Many don’t know how to use the notebooks without a mouse; they don’t know how to log in or choose passwords, so they come over to Jimena’s house and she shows them what to do.
“I need $400,” she tells me in the middle of handing out Chromebooks, “can you help?”
A family is being kicked out of their home. Apartments even here, in this low-income town, rent out for $900, so families crowd in together because no one family can afford that rent. Sure enough, the landlord told one family to get out. Each time they change homes they need to come up with first month’s and last month’s rent, and security.
“I think the Interfaith Council will give me some, and the church up the hill will give me some,” she says. “Could you do $400?”
“Yes,” I say on behalf of all of us. “We’re your assistants, Jimena.”
She laughs. “They’ll also need furniture because they have nothing. I already found them a couch, here, take a look,” and out she takes one of her phones to show me a photo of the couch that someone is donating. Jimena has several phones for the various entities she works for, not to mention her private life. When one rings she goes from one to another till she finds the right one.
“I’ll keep an eye out,” I tell her. Someone is renting a room in my home and is ready to give away a queen-size bed and two cabinets. Trying to keep up with Jimena is like racing a whirlwind.
I’ve often thought of bringing in one of the families into my own home. But I live in a rural area, not in a town, only accessible by car and without the neighbors and family they rely on so much.
I don’t work on weekends.
But I happen to know she does because she put me to work this past weekend, sending me a wish list of things the kids need: everything from computer-carrying backpacks to computer mice to calculators to cheaper crayons and paper.
We’re both amateurs at this. “I need quantities,” I write her back, “and please be more specific.” I figure I won’t hear from her till Monday at the earliest.
Four hours later I get a list with quantities and specific details.
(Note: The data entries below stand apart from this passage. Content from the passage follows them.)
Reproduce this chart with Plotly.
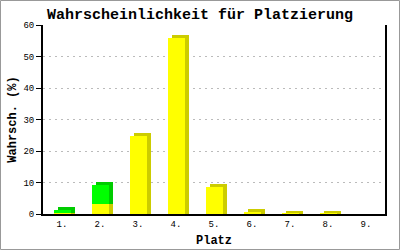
import plotly.graph_objects as go

categories = ["1.", "2.", "3.", "4.", "5.", "6.", "7.", "8.", "9."]
yellow_vals = [0.3, 3.2, 24.8, 55.9, 8.6, 0.6, 0.08, 0.08, 0.0]
green_vals = [0.9, 6.0, 0.0, 0.0, 0.0, 0.0, 0.0, 0.0, 0.0]

# geometry of the pseudo-3D bars (category units / value units)
FRONT_W = 17 / 38
FRONT_OFF = -8 / 38
DX = 4 / 38
DY = 3 / 3.15

fig = go.Figure()
zeros = [0] * len(categories)

# yellow segment: side/back face then front face
side_y = [v + DY if v > 0 else 0 for v in yellow_vals]
fig.add_trace(go.Bar(x=categories, y=side_y, base=zeros, offset=FRONT_OFF + DX,
                     width=FRONT_W, marker=dict(color="#CCCC00", line=dict(width=0)),
                     hoverinfo="skip", showlegend=False))
fig.add_trace(go.Bar(x=categories, y=yellow_vals, base=zeros, offset=FRONT_OFF,
                     width=FRONT_W, marker=dict(color="#FFFF00", line=dict(width=0)),
                     showlegend=False))
# green segment stacked on yellow
green_base = yellow_vals
side_g = [v + DY if v > 0 else 0 for v in green_vals]
fig.add_trace(go.Bar(x=categories, y=side_g, base=green_base, offset=FRONT_OFF + DX,
                     width=FRONT_W, marker=dict(color="#00CC00", line=dict(width=0)),
                     hoverinfo="skip", showlegend=False))
fig.add_trace(go.Bar(x=categories, y=green_vals, base=green_base, offset=FRONT_OFF,
                     width=FRONT_W, marker=dict(color="#00FF00", line=dict(width=0)),
                     showlegend=False))

L, R, T, B = 43, 15, 25, 36
PW, PH = 400 - L - R, 250 - T - B

fig.update_layout(
    width=400, height=250,
    margin=dict(l=L, r=R, t=T, b=B, pad=0, autoexpand=False),
    paper_bgcolor="white", plot_bgcolor="white",
    barmode="overlay", bargap=0,
    title=dict(text="<b>Wahrscheinlichkeit für Platzierung</b>", x=0.5, xanchor="center",
               y=1 - 14 / 250, yanchor="middle",
               font=dict(family="Liberation Mono", size=15, color="black")),
    font=dict(family="Liberation Mono", color="black"),
    xaxis=dict(type="category", range=[-0.5, 8.5], showline=True, linecolor="black",
               linewidth=2, ticks="", showgrid=False, zeroline=False, automargin=False,
               tickfont=dict(family="Liberation Mono", size=9),
               title=dict(text="<b>Platz</b>", font=dict(family="Liberation Mono", size=12),
                          standoff=7)),
    yaxis=dict(range=[0, 60], dtick=10, showline=True, linecolor="black", linewidth=2,
               mirror=True, ticks="outside", ticklen=5, tickcolor="black",
               showgrid=True, gridcolor="#BBBBBB", griddash="2px,4px", gridwidth=1,
               zeroline=False, automargin=False, tickfont=dict(family="Liberation Mono", size=9),
               title=dict(text="<b>Wahrsch. (%)</b>", font=dict(family="Liberation Mono", size=12),
                          standoff=4)),
    shapes=[dict(type="rect", xref="paper", yref="paper",
                 x0=(0.5 - L) / PW, x1=(399.5 - L) / PW,
                 y0=(214 - 249.5) / PH, y1=(214 - 0.5) / PH,
                 line=dict(color="#999999", width=1), fillcolor="rgba(0,0,0,0)", layer="below")],
)

fig.write_html("out.html")
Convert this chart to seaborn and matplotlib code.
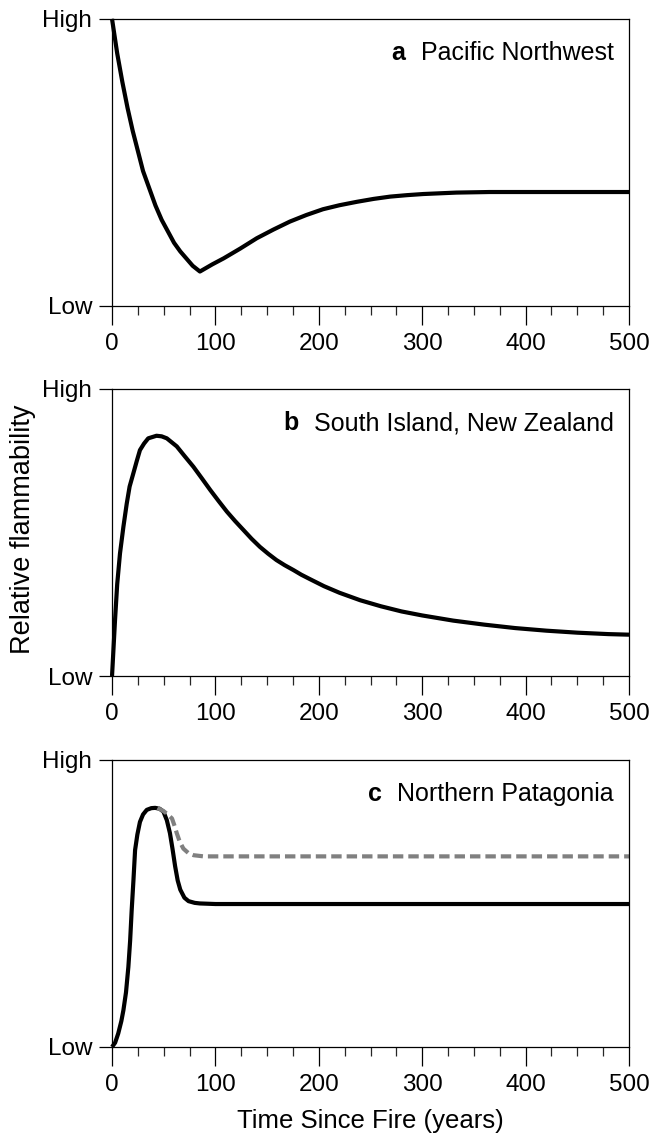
import numpy as np
import pandas as pd
import matplotlib
matplotlib.use("Agg")
import matplotlib.pyplot as plt
from matplotlib.ticker import MultipleLocator
import seaborn as sns

# panel a: Pacific Northwest
pnw_years = [0, 5, 10, 15, 20, 25, 30, 36, 42, 48, 54, 60, 66, 72, 78, 85,
             97, 108, 124, 140, 156, 172, 188, 204, 220, 237, 253, 269, 285,
             301, 333, 365, 420, 500]
pnw_flam = [1.0, 0.88, 0.78, 0.69, 0.61, 0.54, 0.47, 0.41, 0.35, 0.30, 0.26,
            0.22, 0.19, 0.165, 0.14, 0.12,
            0.145, 0.166, 0.20, 0.236, 0.266, 0.294, 0.317, 0.337, 0.351,
            0.363, 0.373, 0.381, 0.386, 0.390, 0.395, 0.397, 0.397, 0.397]

# panel b: South Island, New Zealand
nz_years = [0, 2.9, 5, 7.7, 11, 14.2, 17, 20.6, 24, 27, 31, 35, 43, 48, 53,
            62.6, 70, 78.7, 87, 95, 103, 111, 119, 127, 135, 143, 151, 159,
            167, 175.5, 183, 191.7, 205, 220, 240, 260, 280, 300, 330, 360,
            390, 420, 450, 480, 500]
nz_flam = [0.0, 0.195, 0.32, 0.427, 0.52, 0.60, 0.66, 0.706, 0.75, 0.787,
           0.81, 0.828, 0.837, 0.835, 0.828, 0.80, 0.767, 0.729, 0.688, 0.648,
           0.61, 0.573, 0.54, 0.509, 0.478, 0.45, 0.426, 0.404, 0.386, 0.369,
           0.353, 0.337, 0.313, 0.29, 0.264, 0.243, 0.225, 0.211, 0.193, 0.179,
           0.167, 0.158, 0.151, 0.146, 0.144]

# panel c: Northern Patagonia (solid and dashed)
pat_years = [0, 3, 6, 9, 11, 13.5, 15.8, 17.5, 19, 20.7, 22.3, 24.5, 27, 30,
             33.6, 38, 41.7, 46, 49.7, 53, 56, 58.5, 61, 63.5, 66, 70, 74, 80,
             85, 100, 500]
pat_flam = [0.0, 0.015, 0.047, 0.09, 0.128, 0.19, 0.279, 0.37, 0.476, 0.58,
            0.686, 0.74, 0.784, 0.81, 0.826, 0.832, 0.833, 0.83, 0.82, 0.79,
            0.745, 0.69, 0.63, 0.58, 0.548, 0.52, 0.508, 0.502, 0.50, 0.498,
            0.498]
pat_alt_years = [44, 49.7, 54, 58, 60.5, 62.6, 65.5, 69, 74, 79, 88.6, 100, 500]
pat_alt_flam = [0.833, 0.822, 0.81, 0.796, 0.77, 0.745, 0.715, 0.691, 0.675,
                0.668, 0.664, 0.664, 0.664]

panel_letters = ["a", "b", "c"]
panel_names = ["Pacific Northwest", "South Island, New Zealand", "Northern Patagonia"]

sns.set_style("ticks")
plt.rcParams["font.family"] = ["Liberation Sans", "DejaVu Sans"]
plt.rcParams["text.color"] = "black"

fig = plt.figure(figsize=(6.54, 11.4), dpi=100)
left, width, height = 0.1713, 0.7905, 0.2518
bottoms = [0.7316, 0.4070, 0.0816]
axes = [fig.add_axes([left, b, width, height]) for b in bottoms]

sns.lineplot(data=pd.DataFrame({"x": pnw_years, "y": pnw_flam}), x="x", y="y",
             ax=axes[0], color="black", lw=3, estimator=None)
sns.lineplot(data=pd.DataFrame({"x": nz_years, "y": nz_flam}), x="x", y="y",
             ax=axes[1], color="black", lw=3, estimator=None)
sns.lineplot(data=pd.DataFrame({"x": pat_years, "y": pat_flam}), x="x", y="y",
             ax=axes[2], color="black", lw=3, estimator=None)
sns.lineplot(data=pd.DataFrame({"x": pat_alt_years, "y": pat_alt_flam}), x="x", y="y",
             ax=axes[2], color="#808080", lw=3, estimator=None,
             dashes=False, linestyle=(0, (2.5, 1.2)))

for ax, letter, name in zip(axes, panel_letters, panel_names):
    ax.set_xlim(0, 500)
    ax.set_ylim(0, 1)
    ax.set_yticks([0, 1])
    ax.set_yticklabels(["Low", "High"])
    ax.xaxis.set_major_locator(MultipleLocator(100))
    ax.xaxis.set_minor_locator(MultipleLocator(25))
    ax.tick_params(axis="x", which="major", length=13.5, width=0.9, pad=6, direction="out")
    ax.tick_params(axis="x", which="minor", length=6.5, width=0.9, direction="out")
    ax.tick_params(axis="y", length=9.4, width=0.9, pad=5, direction="out")
    ax.tick_params(labelsize=17.5, colors="black")
    for sp in ax.spines.values():
        sp.set_linewidth(0.9)
        sp.set_color("black")
    ax.set_xlabel("")
    ax.set_ylabel("")
    for ln in ax.lines:
        ln.set_clip_on(False)
        ln.set_solid_capstyle("butt")
    t = ax.text(0.97, 0.88, name, transform=ax.transAxes, ha="right", va="center",
                fontsize=18)
    ax.annotate(letter, xy=(0, 0.5), xycoords=t, xytext=(-11, 0),
                textcoords="offset points", ha="right", va="center",
                fontsize=18, fontweight="bold")

fig.text(0.035, 0.536, "Relative flammability", rotation=90, ha="center",
         va="center", fontsize=19.5)
fig.text(left + width / 2, 0.0167, "Time Since Fire (years)", ha="center",
         va="center", fontsize=18.5)

fig.savefig("out.png", dpi=100, facecolor="white")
So I order the headphones and start working on an Amazon wish list.
Do I worry we won’t get what we need? “You have such a mind of impoverishment,” Bernie used to say, shaking his head.
“Oh, and by the way, Byron sent soup,” Jimena says. Byron is her husband, a great cook.
“Sent who?”
“Sent you. He makes great chicken soup and he did this especially for you. I have some in the car, I’ll get it.”
“I’ll get it, I’m your assistant,” I tell her. “Please thank him for me. By the way, is Byron Jewish?”